Silent Sky is a holds realism in location. The lighting must be motivated and believed as the intended places of Harvard Observatory, a cold winter night in Wisconsin, a bright snowy day in Wisconsin, the Cambridge home of Henrietta, and an ocean liner. In fact, it is essential that the lighting accurately differentiates between these locations; supporting the use of a simplified set while delivering clear context to the audience. Thus, the color pallets and directionalities used for all scenes are believable. Winter days are cold whites and diffused. The insides of homes and offices are warm and directionally lit, motivated by lamps. These shifts in tonality are achieved through a system of one warmer side and one colder side mixing to white but able to shift toward either end throughout. The fronts remain a slight cold white, always providing that sense of cold winter and allowing for easy mixing between the sides. The tops are triple-hung for a daylight blue and two Harvard-esque light chocolate brown layouts. The sides utilize color-scrollers to allow for mixing that can match any color placed on the cyc so that the looks feel truly motivated by the surrounding environment. The cyc is utilizing a 4-circuit CYM+W setup.

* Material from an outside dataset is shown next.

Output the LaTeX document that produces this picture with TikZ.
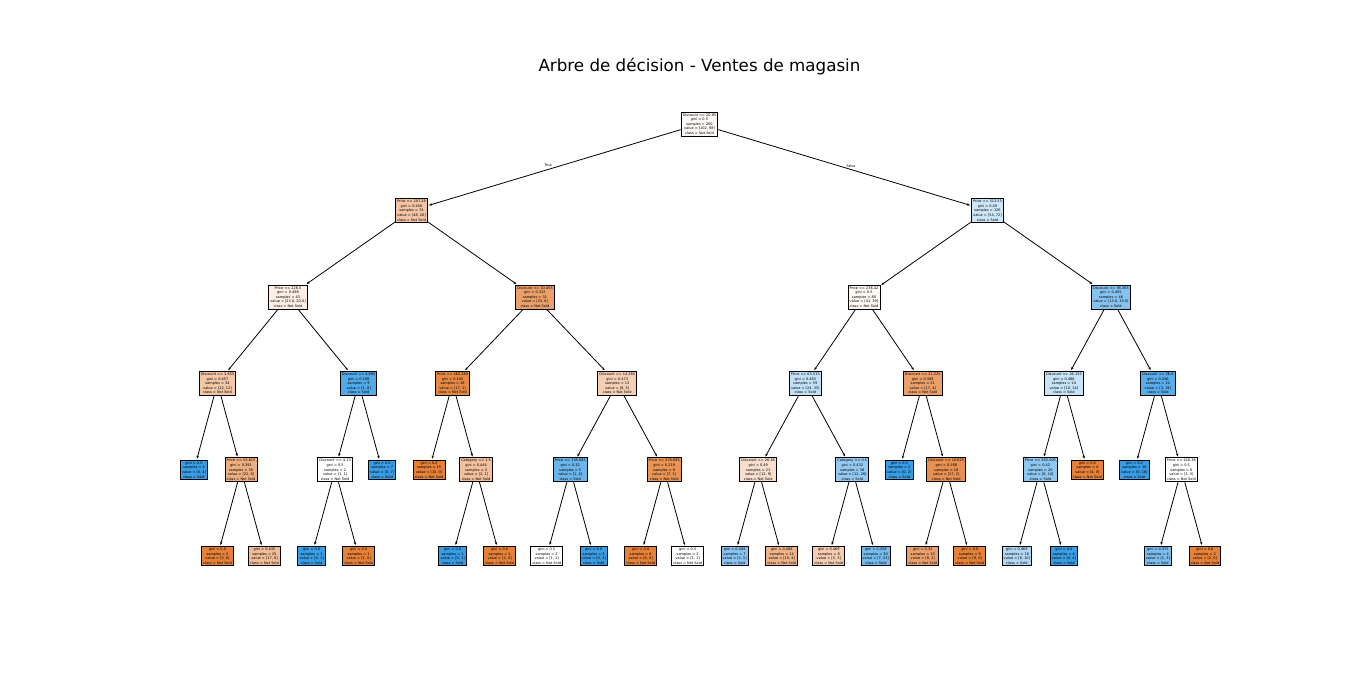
\documentclass[tikz,border=0pt]{standalone}
\usepackage{fontspec}
\setmainfont{DejaVu Sans}
\usetikzlibrary{arrows.meta}
\definecolor{notsold}{HTML}{E58139}
\definecolor{sold}{HTML}{399DE5}
\tikzset{
  treenode/.style={draw=black, line width=0.9pt, align=center, inner xsep=1.6pt, inner ysep=1.4pt,
    font=\fontsize{3.5}{4.6}\selectfont},
  branch/.style={-{Stealth[length=3pt,width=2.4pt]}, line width=0.8pt, shorten >=1pt},
  branchlabel/.style={font=\fontsize{3.5}{4.2}\selectfont, inner sep=0pt},
}
\begin{document}
\begin{tikzpicture}[x=1pt, y=-1pt]
  \useasboundingbox (0,0) rectangle (1366,673);
  \node[font=\fontsize{16.7}{20}\selectfont] (title) at (699.5,67) {Arbre de décision - Ventes de magasin};
  % Root
  \node[treenode, fill=notsold!4] (root) at (699.5,124) {Discount <= 20.85\\gini = 0.5\\samples = 200\\value = [102, 98]\\class = Not Sold};
  % Depth 1
  \node[treenode, fill=notsold!46] (l) at (411.5,210.5) {Price <= 207.28\\gini = 0.456\\samples = 74\\value = [48, 26]\\class = Not Sold};
  \node[treenode, fill=sold!25] (r) at (987.5,210.5) {Price <= 313.53\\gini = 0.49\\samples = 126\\value = [54, 72]\\class = Sold};
  % Depth 2
  \node[treenode, fill=notsold!13] (ll) at (288,297) {Price <= 226.5\\gini = 0.498\\samples = 43\\value = [23.0, 20.0]\\class = Not Sold};
  \node[treenode, fill=notsold!76] (lr) at (534.9,297) {Discount <= 10.455\\gini = 0.312\\samples = 31\\value = [25, 6]\\class = Not Sold};
  \node[treenode, fill=notsold!5] (rl) at (864,297) {Price <= 236.42\\gini = 0.5\\samples = 80\\value = [41, 39]\\class = Not Sold};
  \node[treenode, fill=sold!61] (rr) at (1110.9,297) {Discount <= 38.365\\gini = 0.405\\samples = 46\\value = [13.0, 33.0]\\class = Sold};
  % Depth 3
  \node[treenode, fill=notsold!45] (lll) at (217.5,383.3) {Discount <= 3.655\\gini = 0.457\\samples = 34\\value = [22, 12]\\class = Not Sold};
  \node[treenode, fill=sold!88] (llr) at (358.6,383.3) {Discount <= 4.895\\gini = 0.198\\samples = 9\\value = [1, 8]\\class = Sold};
  \node[treenode, fill=notsold!94] (lrl) at (452.6,383.3) {Price <= 462.285\\gini = 0.105\\samples = 18\\value = [17, 1]\\class = Not Sold};
  \node[treenode, fill=notsold!38] (lrr) at (617.2,383.3) {Discount <= 14.285\\gini = 0.473\\samples = 13\\value = [8, 5]\\class = Not Sold};
  \node[treenode, fill=sold!31] (rll) at (805.3,383.3) {Price <= 63.515\\gini = 0.483\\samples = 59\\value = [24, 35]\\class = Sold};
  \node[treenode, fill=notsold!76] (rlr) at (922.8,383.3) {Discount <= 21.225\\gini = 0.308\\samples = 21\\value = [17, 4]\\class = Not Sold};
  \node[treenode, fill=sold!29] (rrl) at (1063.9,383.3) {Discount <= 26.155\\gini = 0.486\\samples = 24\\value = [10, 14]\\class = Sold};
  \node[treenode, fill=sold!84] (rrr) at (1157.9,383.3) {Discount <= 36.8\\gini = 0.236\\samples = 22\\value = [3, 19]\\class = Sold};
  % Depth 4
  \node[treenode, fill=sold] (llll) at (194,469.8) {gini = 0.0\\samples = 4\\value = [0, 4]\\class = Sold};
  \node[treenode, fill=notsold!64] (lllr) at (241,469.8) {Price <= 53.615\\gini = 0.391\\samples = 30\\value = [22, 8]\\class = Not Sold};
  \node[treenode, fill=white] (llrl) at (335.1,469.8) {Discount <= 4.13\\gini = 0.5\\samples = 2\\value = [1, 1]\\class = Not Sold};
  \node[treenode, fill=sold] (llrr) at (382.1,469.8) {gini = 0.0\\samples = 7\\value = [0, 7]\\class = Sold};
  \node[treenode, fill=notsold] (lrll) at (429.1,469.8) {gini = 0.0\\samples = 15\\value = [15, 0]\\class = Not Sold};
  \node[treenode, fill=notsold!50] (lrlr) at (476.1,469.8) {Category <= 1.5\\gini = 0.444\\samples = 3\\value = [2, 1]\\class = Not Sold};
  \node[treenode, fill=sold!75] (lrrl) at (570.2,469.8) {Price <= 338.085\\gini = 0.32\\samples = 5\\value = [1, 4]\\class = Sold};
  \node[treenode, fill=notsold!86] (lrrr) at (664.2,469.8) {Price <= 478.685\\gini = 0.219\\samples = 8\\value = [7, 1]\\class = Not Sold};
  \node[treenode, fill=notsold!25] (rlll) at (758.2,469.8) {Discount <= 26.36\\gini = 0.49\\samples = 21\\value = [12, 9]\\class = Not Sold};
  \node[treenode, fill=sold!54] (rllr) at (852.3,469.8) {Category <= 0.5\\gini = 0.432\\samples = 38\\value = [12, 26]\\class = Sold};
  \node[treenode, fill=sold] (rlrl) at (899.3,469.8) {gini = 0.0\\samples = 2\\value = [0, 2]\\class = Sold};
  \node[treenode, fill=notsold!88] (rlrr) at (946.3,469.8) {Discount <= 10.625\\gini = 0.188\\samples = 19\\value = [17, 2]\\class = Not Sold};
  \node[treenode, fill=sold!57] (rrll) at (1040.4,469.8) {Price <= 265.005\\gini = 0.42\\samples = 20\\value = [6, 14]\\class = Sold};
  \node[treenode, fill=notsold] (rrlr) at (1087.4,469.8) {gini = 0.0\\samples = 4\\value = [4, 0]\\class = Not Sold};
  \node[treenode, fill=sold] (rrrl) at (1134.4,469.8) {gini = 0.0\\samples = 16\\value = [0, 16]\\class = Sold};
  \node[treenode, fill=white] (rrrr) at (1181.4,469.8) {Price <= 416.38\\gini = 0.5\\samples = 6\\value = [3, 3]\\class = Not Sold};
  % Depth 5
  \node[treenode, fill=notsold] (lllrl) at (217.5,556) {gini = 0.0\\samples = 5\\value = [5, 0]\\class = Not Sold};
  \node[treenode, fill=notsold!53] (lllrr) at (264.5,556) {gini = 0.435\\samples = 25\\value = [17, 8]\\class = Not Sold};
  \node[treenode, fill=sold] (llrll) at (311.6,556) {gini = 0.0\\samples = 1\\value = [0, 1]\\class = Sold};
  \node[treenode, fill=notsold] (llrlr) at (358.6,556) {gini = 0.0\\samples = 1\\value = [1, 0]\\class = Not Sold};
  \node[treenode, fill=sold] (lrlrl) at (452.6,556) {gini = 0.0\\samples = 1\\value = [0, 1]\\class = Sold};
  \node[treenode, fill=notsold] (lrlrr) at (499.6,556) {gini = 0.0\\samples = 2\\value = [2, 0]\\class = Not Sold};
  \node[treenode, fill=white] (lrrll) at (546.7,556) {gini = 0.5\\samples = 2\\value = [1, 1]\\class = Not Sold};
  \node[treenode, fill=sold] (lrrlr) at (593.7,556) {gini = 0.0\\samples = 3\\value = [0, 3]\\class = Sold};
  \node[treenode, fill=notsold] (lrrrl) at (640.7,556) {gini = 0.0\\samples = 6\\value = [6, 0]\\class = Not Sold};
  \node[treenode, fill=white] (lrrrr) at (687.7,556) {gini = 0.5\\samples = 2\\value = [1, 1]\\class = Not Sold};
  \node[treenode, fill=sold!60] (rllll) at (734.7,556) {gini = 0.408\\samples = 7\\value = [2, 5]\\class = Sold};
  \node[treenode, fill=notsold!60] (rlllr) at (781.8,556) {gini = 0.408\\samples = 14\\value = [10, 4]\\class = Not Sold};
  \node[treenode, fill=notsold!40] (rllrl) at (828.8,556) {gini = 0.469\\samples = 8\\value = [5, 3]\\class = Not Sold};
  \node[treenode, fill=sold!70] (rllrr) at (875.8,556) {gini = 0.358\\samples = 30\\value = [7, 23]\\class = Sold};
  \node[treenode, fill=notsold!75] (rlrrl) at (922.8,556) {gini = 0.32\\samples = 10\\value = [8, 2]\\class = Not Sold};
  \node[treenode, fill=notsold] (rlrrr) at (969.8,556) {gini = 0.0\\samples = 9\\value = [9, 0]\\class = Not Sold};
  \node[treenode, fill=sold!40] (rrlll) at (1016.9,556) {gini = 0.469\\samples = 16\\value = [6, 10]\\class = Sold};
  \node[treenode, fill=sold] (rrllr) at (1063.9,556) {gini = 0.0\\samples = 4\\value = [0, 4]\\class = Sold};
  \node[treenode, fill=sold!67] (rrrrl) at (1157.9,556) {gini = 0.375\\samples = 4\\value = [1, 3]\\class = Sold};
  \node[treenode, fill=notsold] (rrrrr) at (1204.9,556) {gini = 0.0\\samples = 2\\value = [2, 0]\\class = Not Sold};
  % Branches
  \foreach \a/\b in {root/l, root/r, l/ll, l/lr, r/rl, r/rr,
      ll/lll, ll/llr, lr/lrl, lr/lrr, rl/rll, rl/rlr, rr/rrl, rr/rrr,
      lll/llll, lll/lllr, llr/llrl, llr/llrr, lrl/lrll, lrl/lrlr, lrr/lrrl, lrr/lrrr,
      rll/rlll, rll/rllr, rlr/rlrl, rlr/rlrr, rrl/rrll, rrl/rrlr, rrr/rrrl, rrr/rrrr,
      lllr/lllrl, lllr/lllrr, llrl/llrll, llrl/llrlr, lrlr/lrlrl, lrlr/lrlrr,
      lrrl/lrrll, lrrl/lrrlr, lrrr/lrrrl, lrrr/lrrrr, rlll/rllll, rlll/rlllr,
      rllr/rllrl, rllr/rllrr, rlrr/rlrrl, rlrr/rlrrr, rrll/rrlll, rrll/rrllr,
      rrrr/rrrrl, rrrr/rrrrr}
    \draw[branch] (\a) -- (\b);
  % True / False
  \node[branchlabel] (truelbl) at (548,165.7) {True};
  \node[branchlabel] (falselbl) at (851,165.7) {False};
\end{tikzpicture}
\end{document}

This system is then built up to allow alterations on reality and subtle hints at the state of the world these characters live in. The layout of instruments is such that all warm gels are on stage right. This is motivated by the West, the direction the sun sets in, and is viewed as such when imagining upstage as North. The warm white light – this sense of comfort, daylight, and hope – is always lighting Henrietta from this side. Just as we see the sun set in the opening scene, as the play progresses this sense of Henrietta’s past coming back to her is pushed through directionality. In every letter scene Margaret is lit from the west, i.e. the past. In the Wisconsin home scenes Henrietta is lit from the west. And with such a layout the cold whites are in the East. A place of future hope. And as such when Henrietta grows more attached to her work, when she is too preoccupied to deal with her family, or when she is on a boat trying to figure herself out, she is lit mainly in the brittle, unknown light of the future. When Henrietta is at work, there is another subtle use of directionality and shape.
When we first enter Harvard, the desks are outlined by a warm chocolate top light system shutter cut to surround them in this clearly defined rectangle. Saying that the world is boxing in these women and that the academic society at Harvard thinks with a closed mind. This top light system is triple-hung. One set are blues used for day scenes. One set are the brown shutter-cut rectangles. And the other set utilizes brown but with no shutter cuts. As the play progresses, and Henrietta shifts the dynamic at Harvard, we start to fade in these un-restricted tops and fade out the shutter-cut ones. This is done slowly over the course of the play, until we reach the end, where no box surrounds these women, and especially Henrietta, anymore.
Shifts on reality are also seen in places such as the boat scenes. When the boat is nothing than a thought or dream, there is a push of blue top light, purple and orange backs, and dark blue sides lighting the set. When the boat comes into reality, the blue tops are faded out a bit, the unnatural orange disappears, and the purple loses intensity to blend in to the night sky surrounding Henrietta. The stars appear believable, spread out across the cyc with templates and in a slightly cold white. Single stars, when needed, are accomplished through projection.
The play is grounded in this sense of dramatic reality, where we constantly jump between the realistic and the dream-like, and the systems in place allow for such flexibility.